The next day I attended prayers in the Synagogue. Some 15 men (and no women) had gathered for Shacharit. Shoes were to be left at the door, so we sat - barefoot - on long wooden pews in a synagogue brightly decorated in shades of easter egg pink, purple, and blue, adorned with large glass hanging lanterns and metal bars carved into elaborate Judaic designs.



I sat on the shady front porch of the synagogue, cross legged on a mat, and picked apart celery leaves to be placed on the seder plates. We had the hardboiled eggs, the Charoset, the three matzot folded neatly into a handkerchief. The Zroa was left with the meat still on, and during Shulchan Orech the meat was cut off and divided amongst the community, symbolizing the Passover Sacrifice. The Second Seder, performed at the Synagogue with the whole community, was done entirely in Marathi. Even the Haggadah was fully transliterated into Marathi - no Hebrew. But I followed along, catching familiar phrases and getting lost amidst the foreign script.



Besides the Seders, Revdanda was wonderful. During the days I went for long walks on the expansive sandy beach, and explored the crumbling Portuguese ruins of Revdanda Fort, spilling over with groves of coconut palms. I brought my matza and my book and sat staring out at the Arabian Sea, remarkably cleaner there than in Mumbai, only a short distance away.

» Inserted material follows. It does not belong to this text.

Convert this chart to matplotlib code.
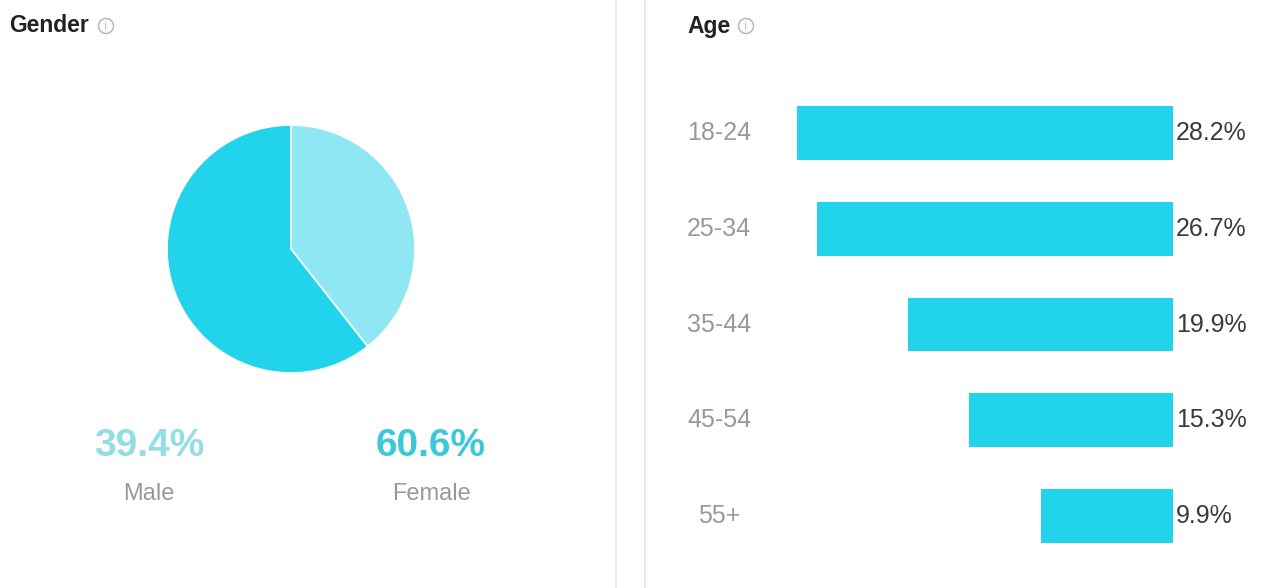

I walked through the town lanes, and imagined the Jewish children running around, living a Jewish life alongside their neighbours, safely and happily, as perhaps my ancestors also did in their shtetls long ago.



*As I arrived shortly before and left shortly after Pesach, when I don't take photos, most of the photos shown here are from an earlier trip to Alibaug in December 2017. The synagogue shown is the Magen Aboth Synagogue in Alibaug, not the Beit-El Synagogue in Revdanda.